Problem description
Go through the lines below. Copy those with "diagram".

Stored rows
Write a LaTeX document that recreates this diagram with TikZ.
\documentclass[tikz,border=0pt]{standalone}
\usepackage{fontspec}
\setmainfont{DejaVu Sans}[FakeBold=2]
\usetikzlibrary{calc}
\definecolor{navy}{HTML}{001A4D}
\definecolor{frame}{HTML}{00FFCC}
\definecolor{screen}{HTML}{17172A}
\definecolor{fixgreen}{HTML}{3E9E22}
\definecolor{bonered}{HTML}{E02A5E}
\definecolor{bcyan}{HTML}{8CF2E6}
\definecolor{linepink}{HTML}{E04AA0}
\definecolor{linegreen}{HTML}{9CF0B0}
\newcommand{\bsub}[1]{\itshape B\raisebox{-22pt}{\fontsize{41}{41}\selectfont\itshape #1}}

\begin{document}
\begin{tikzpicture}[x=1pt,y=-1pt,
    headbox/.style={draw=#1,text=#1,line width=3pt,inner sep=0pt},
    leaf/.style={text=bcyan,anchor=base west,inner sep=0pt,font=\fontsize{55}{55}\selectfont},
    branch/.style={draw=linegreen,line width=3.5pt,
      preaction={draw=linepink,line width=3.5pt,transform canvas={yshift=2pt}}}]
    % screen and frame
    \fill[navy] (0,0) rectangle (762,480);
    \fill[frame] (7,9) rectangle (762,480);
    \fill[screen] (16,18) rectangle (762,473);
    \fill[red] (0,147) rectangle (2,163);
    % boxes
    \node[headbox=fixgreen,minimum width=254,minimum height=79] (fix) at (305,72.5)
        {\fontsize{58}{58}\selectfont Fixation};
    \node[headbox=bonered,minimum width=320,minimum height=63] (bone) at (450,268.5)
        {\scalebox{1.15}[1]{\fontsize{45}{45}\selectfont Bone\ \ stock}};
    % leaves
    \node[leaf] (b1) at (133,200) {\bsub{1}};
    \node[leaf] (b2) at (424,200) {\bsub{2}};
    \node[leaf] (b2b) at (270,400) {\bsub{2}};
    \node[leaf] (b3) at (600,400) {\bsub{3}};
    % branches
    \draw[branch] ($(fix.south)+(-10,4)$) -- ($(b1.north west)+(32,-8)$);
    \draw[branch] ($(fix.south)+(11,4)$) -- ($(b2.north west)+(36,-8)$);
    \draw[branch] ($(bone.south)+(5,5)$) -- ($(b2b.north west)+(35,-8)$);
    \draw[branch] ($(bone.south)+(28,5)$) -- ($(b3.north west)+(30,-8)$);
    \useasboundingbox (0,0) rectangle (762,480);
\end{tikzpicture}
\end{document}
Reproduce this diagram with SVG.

Solution to this exercise
Write a LaTeX document that recreates this diagram with TikZ.
Reproduce this diagram with SVG.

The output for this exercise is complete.